*SET EXERCISE:*
Return nothing but the lines from the one with "Emit a web page" through the one with "const hlData = [[highlightIndex, values[highlightIndex]]];" in the data below, word for word and without pictures.

*AVAILABLE RECORDS:*

[Start]

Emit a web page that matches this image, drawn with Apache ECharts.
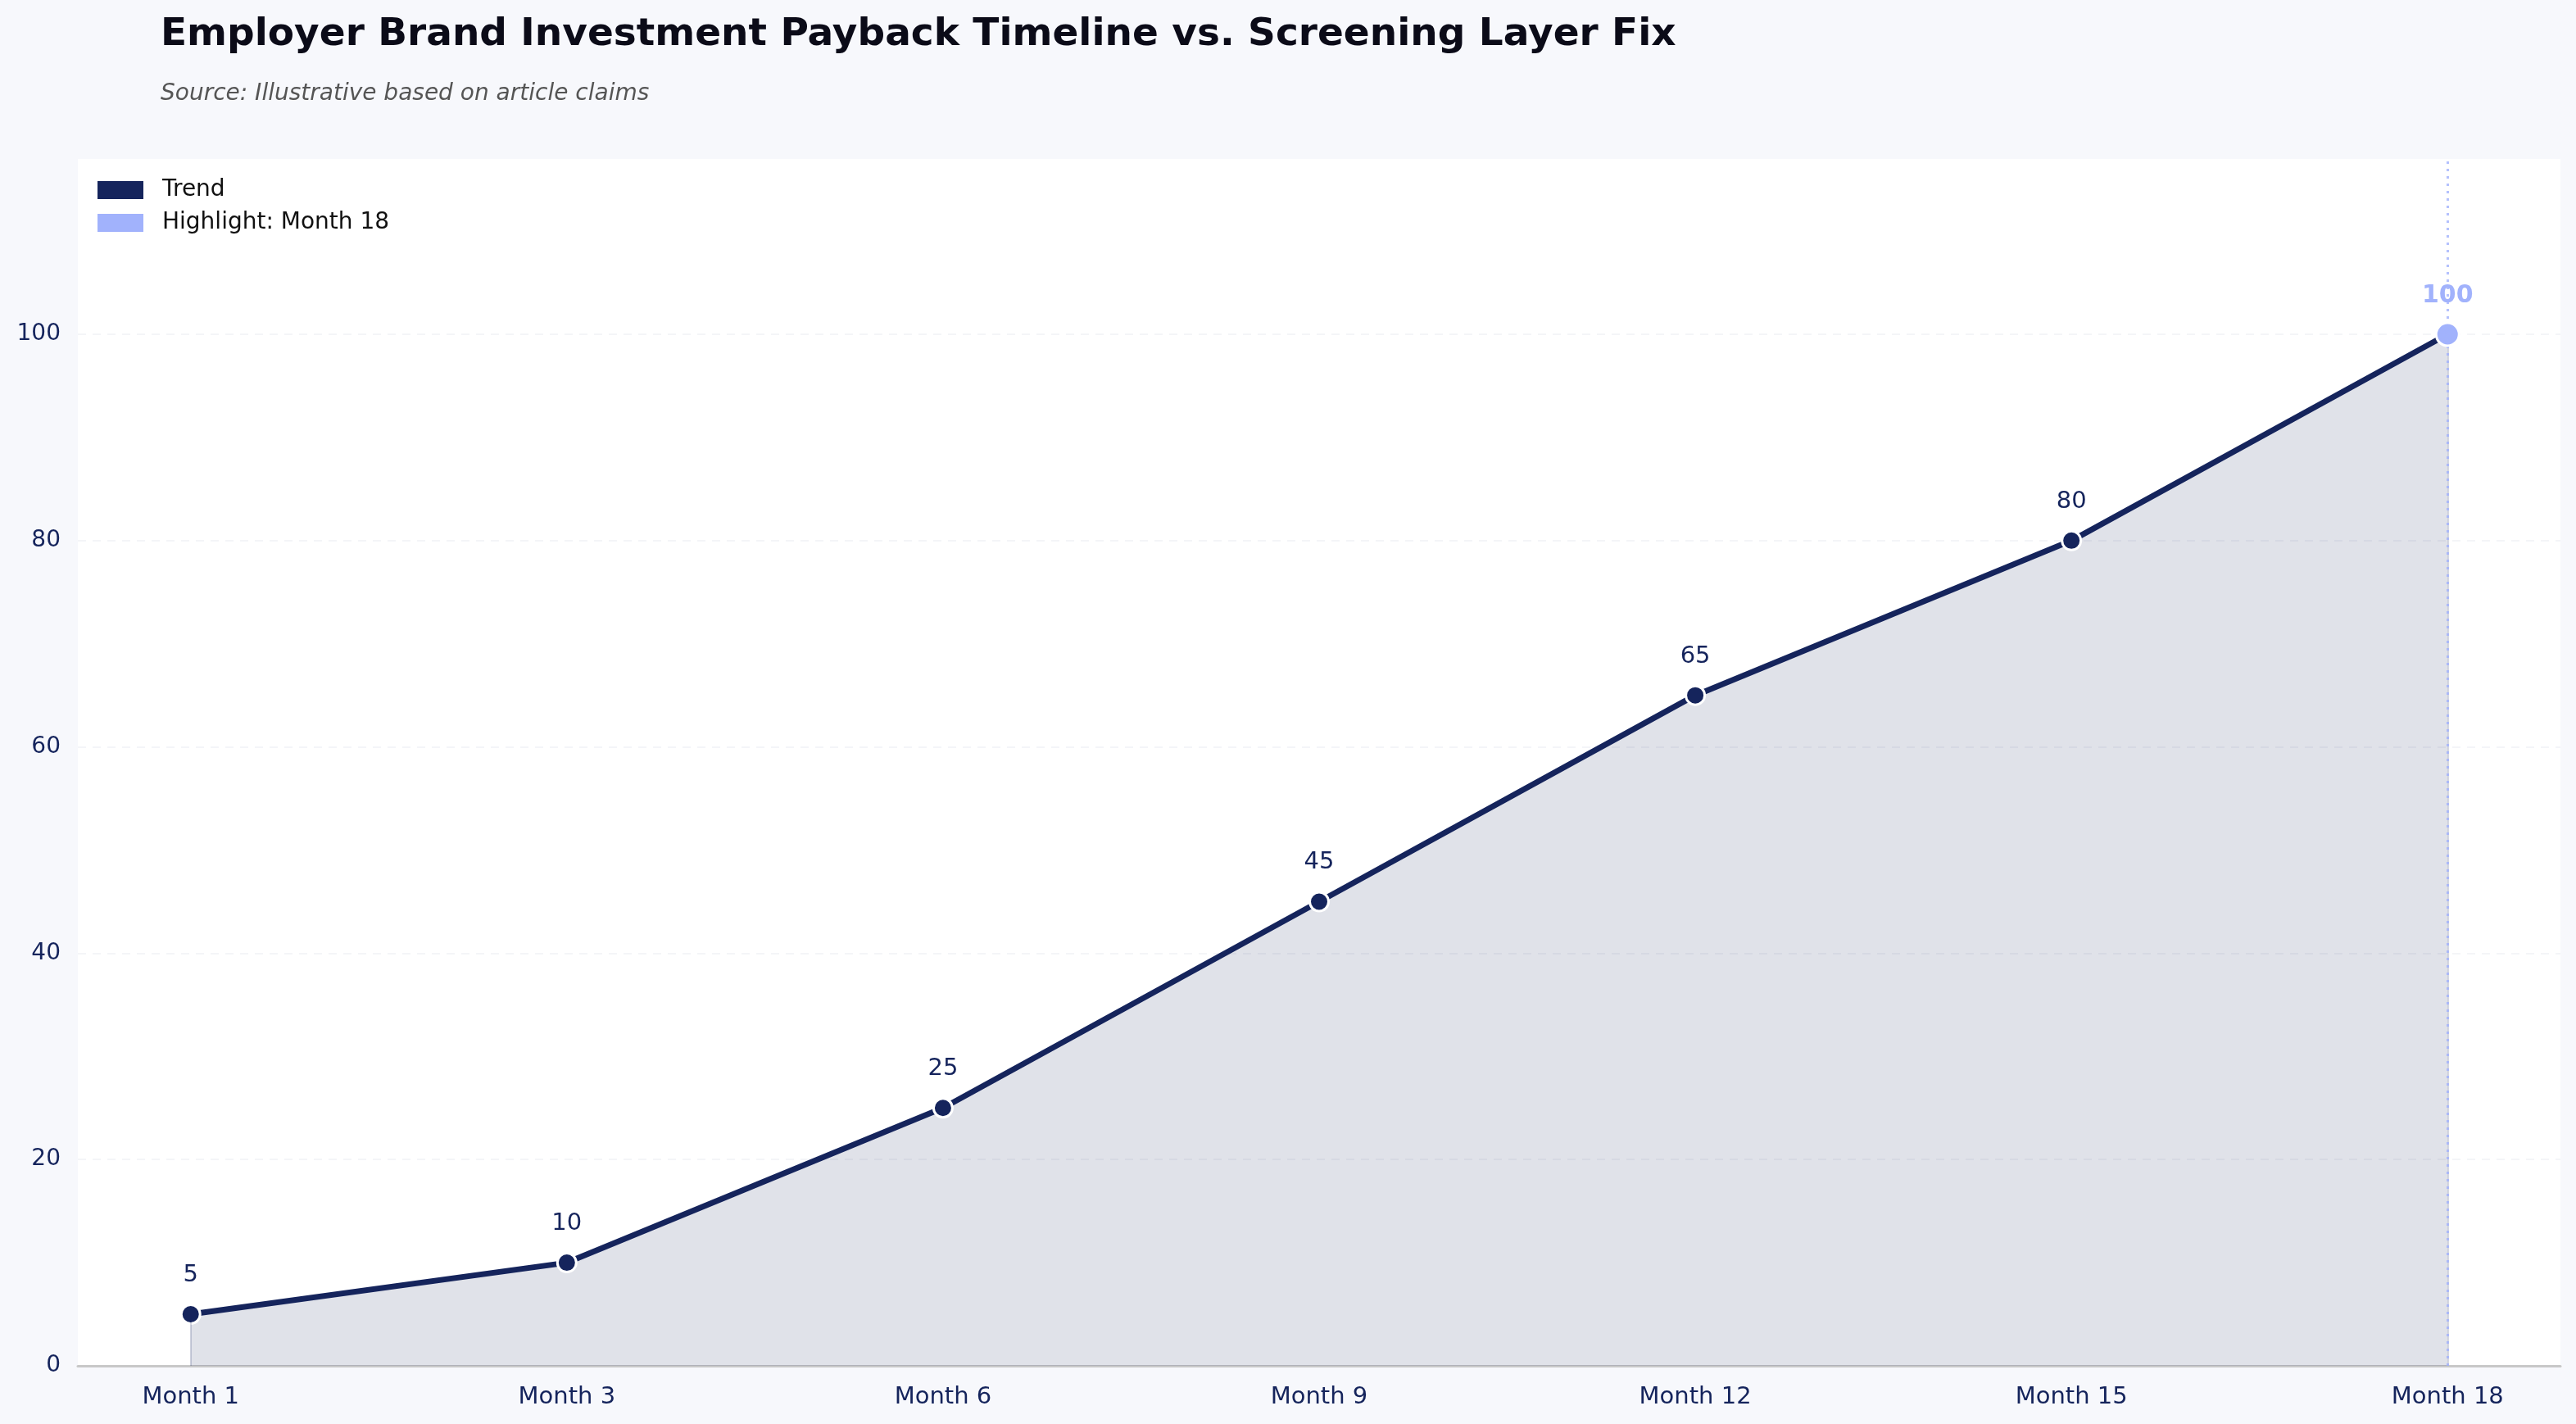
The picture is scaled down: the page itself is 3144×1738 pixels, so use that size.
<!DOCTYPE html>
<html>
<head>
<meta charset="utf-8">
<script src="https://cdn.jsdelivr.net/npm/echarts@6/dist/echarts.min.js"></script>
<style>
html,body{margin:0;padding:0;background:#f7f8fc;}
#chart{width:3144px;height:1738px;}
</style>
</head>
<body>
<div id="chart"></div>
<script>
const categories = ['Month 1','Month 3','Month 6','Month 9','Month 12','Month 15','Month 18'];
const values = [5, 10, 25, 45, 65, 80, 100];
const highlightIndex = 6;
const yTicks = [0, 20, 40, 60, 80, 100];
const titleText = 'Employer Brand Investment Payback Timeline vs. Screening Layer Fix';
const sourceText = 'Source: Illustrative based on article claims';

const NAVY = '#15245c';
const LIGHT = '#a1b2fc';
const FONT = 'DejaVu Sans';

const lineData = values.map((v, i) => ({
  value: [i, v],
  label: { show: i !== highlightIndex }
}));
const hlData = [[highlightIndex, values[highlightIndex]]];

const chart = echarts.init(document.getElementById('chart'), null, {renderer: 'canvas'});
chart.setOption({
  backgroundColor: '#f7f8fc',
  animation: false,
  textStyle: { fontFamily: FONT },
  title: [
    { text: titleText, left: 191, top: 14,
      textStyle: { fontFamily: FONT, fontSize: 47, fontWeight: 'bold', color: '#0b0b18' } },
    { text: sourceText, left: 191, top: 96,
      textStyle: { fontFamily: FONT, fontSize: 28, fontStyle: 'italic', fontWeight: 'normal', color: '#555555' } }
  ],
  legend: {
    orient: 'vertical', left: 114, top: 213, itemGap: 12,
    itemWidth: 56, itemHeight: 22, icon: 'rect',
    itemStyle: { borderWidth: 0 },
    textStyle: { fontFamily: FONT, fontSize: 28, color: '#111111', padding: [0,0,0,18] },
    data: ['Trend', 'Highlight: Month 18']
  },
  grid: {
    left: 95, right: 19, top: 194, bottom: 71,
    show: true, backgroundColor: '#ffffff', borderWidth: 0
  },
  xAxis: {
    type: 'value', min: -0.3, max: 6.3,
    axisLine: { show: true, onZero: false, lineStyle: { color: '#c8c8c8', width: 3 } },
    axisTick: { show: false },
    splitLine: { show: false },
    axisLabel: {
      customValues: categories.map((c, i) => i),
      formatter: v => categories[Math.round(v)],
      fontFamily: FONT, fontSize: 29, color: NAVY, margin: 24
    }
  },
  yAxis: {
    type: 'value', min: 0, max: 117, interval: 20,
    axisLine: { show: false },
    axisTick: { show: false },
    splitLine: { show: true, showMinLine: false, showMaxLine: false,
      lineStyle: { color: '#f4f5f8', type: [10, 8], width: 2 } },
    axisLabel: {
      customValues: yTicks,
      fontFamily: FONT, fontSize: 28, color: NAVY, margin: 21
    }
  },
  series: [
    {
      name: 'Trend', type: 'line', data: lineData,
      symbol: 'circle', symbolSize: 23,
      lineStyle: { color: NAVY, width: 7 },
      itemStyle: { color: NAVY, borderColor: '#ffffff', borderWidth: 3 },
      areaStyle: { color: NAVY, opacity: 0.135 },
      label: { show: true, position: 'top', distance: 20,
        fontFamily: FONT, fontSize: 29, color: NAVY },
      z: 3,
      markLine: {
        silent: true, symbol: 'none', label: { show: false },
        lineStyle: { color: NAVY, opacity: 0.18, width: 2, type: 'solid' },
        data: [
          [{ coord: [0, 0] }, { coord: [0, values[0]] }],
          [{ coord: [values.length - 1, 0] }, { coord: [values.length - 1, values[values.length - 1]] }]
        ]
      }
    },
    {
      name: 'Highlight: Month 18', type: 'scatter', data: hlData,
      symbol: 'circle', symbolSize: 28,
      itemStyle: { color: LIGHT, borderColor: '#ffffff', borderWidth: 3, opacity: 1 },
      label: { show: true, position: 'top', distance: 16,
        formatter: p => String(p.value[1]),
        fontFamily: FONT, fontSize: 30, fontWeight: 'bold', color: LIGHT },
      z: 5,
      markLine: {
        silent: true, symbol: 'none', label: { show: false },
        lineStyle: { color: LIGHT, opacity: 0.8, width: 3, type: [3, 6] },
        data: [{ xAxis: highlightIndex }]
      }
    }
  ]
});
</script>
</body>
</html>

[End]
[Start]

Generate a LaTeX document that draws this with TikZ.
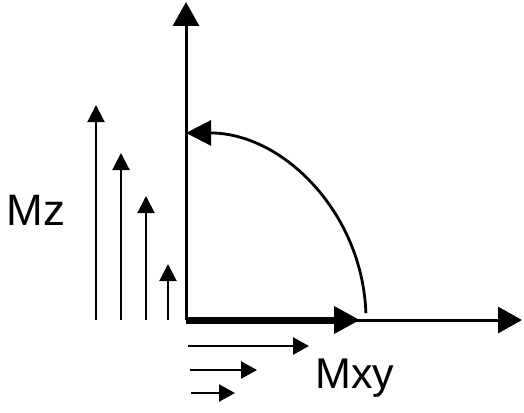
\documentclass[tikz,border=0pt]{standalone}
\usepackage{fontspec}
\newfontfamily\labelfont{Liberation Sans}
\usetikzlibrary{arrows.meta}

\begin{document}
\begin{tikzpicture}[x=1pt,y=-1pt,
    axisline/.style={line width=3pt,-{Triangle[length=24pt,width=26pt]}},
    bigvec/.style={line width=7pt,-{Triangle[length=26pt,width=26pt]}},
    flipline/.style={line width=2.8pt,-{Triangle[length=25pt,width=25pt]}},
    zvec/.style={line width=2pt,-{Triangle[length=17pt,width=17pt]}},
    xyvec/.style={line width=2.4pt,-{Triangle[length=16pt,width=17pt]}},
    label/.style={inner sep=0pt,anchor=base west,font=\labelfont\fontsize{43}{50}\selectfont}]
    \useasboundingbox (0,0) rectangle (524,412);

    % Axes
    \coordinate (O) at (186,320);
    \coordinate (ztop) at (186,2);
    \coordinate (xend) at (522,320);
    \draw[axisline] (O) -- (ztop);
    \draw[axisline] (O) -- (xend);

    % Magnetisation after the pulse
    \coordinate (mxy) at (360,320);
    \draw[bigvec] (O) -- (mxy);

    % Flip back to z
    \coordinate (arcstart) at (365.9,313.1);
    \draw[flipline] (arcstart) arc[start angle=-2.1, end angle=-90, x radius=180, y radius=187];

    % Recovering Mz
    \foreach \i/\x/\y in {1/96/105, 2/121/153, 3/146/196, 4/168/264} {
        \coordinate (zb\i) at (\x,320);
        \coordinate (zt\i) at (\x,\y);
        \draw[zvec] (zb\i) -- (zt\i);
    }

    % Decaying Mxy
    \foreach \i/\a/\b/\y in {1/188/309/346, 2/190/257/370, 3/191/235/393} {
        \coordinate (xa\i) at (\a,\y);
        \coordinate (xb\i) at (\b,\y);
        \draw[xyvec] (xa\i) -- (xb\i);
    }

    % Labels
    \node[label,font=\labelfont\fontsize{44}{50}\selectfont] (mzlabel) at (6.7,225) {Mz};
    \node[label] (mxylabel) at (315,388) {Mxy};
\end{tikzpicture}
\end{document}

[End]

*RIGHT ANSWER:*
Emit a web page that matches this image, drawn with Apache ECharts.
The picture is scaled down: the page itself is 3144×1738 pixels, so use that size.
<!DOCTYPE html>
<html>
<head>
<meta charset="utf-8">
<script src="https://cdn.jsdelivr.net/npm/echarts@6/dist/echarts.min.js"></script>
<style>
html,body{margin:0;padding:0;background:#f7f8fc;}
#chart{width:3144px;height:1738px;}
</style>
</head>
<body>
<div id="chart"></div>
<script>
const categories = ['Month 1','Month 3','Month 6','Month 9','Month 12','Month 15','Month 18'];
const values = [5, 10, 25, 45, 65, 80, 100];
const highlightIndex = 6;
const yTicks = [0, 20, 40, 60, 80, 100];
const titleText = 'Employer Brand Investment Payback Timeline vs. Screening Layer Fix';
const sourceText = 'Source: Illustrative based on article claims';

const NAVY = '#15245c';
const LIGHT = '#a1b2fc';
const FONT = 'DejaVu Sans';

const lineData = values.map((v, i) => ({
  value: [i, v],
  label: { show: i !== highlightIndex }
}));
const hlData = [[highlightIndex, values[highlightIndex]]];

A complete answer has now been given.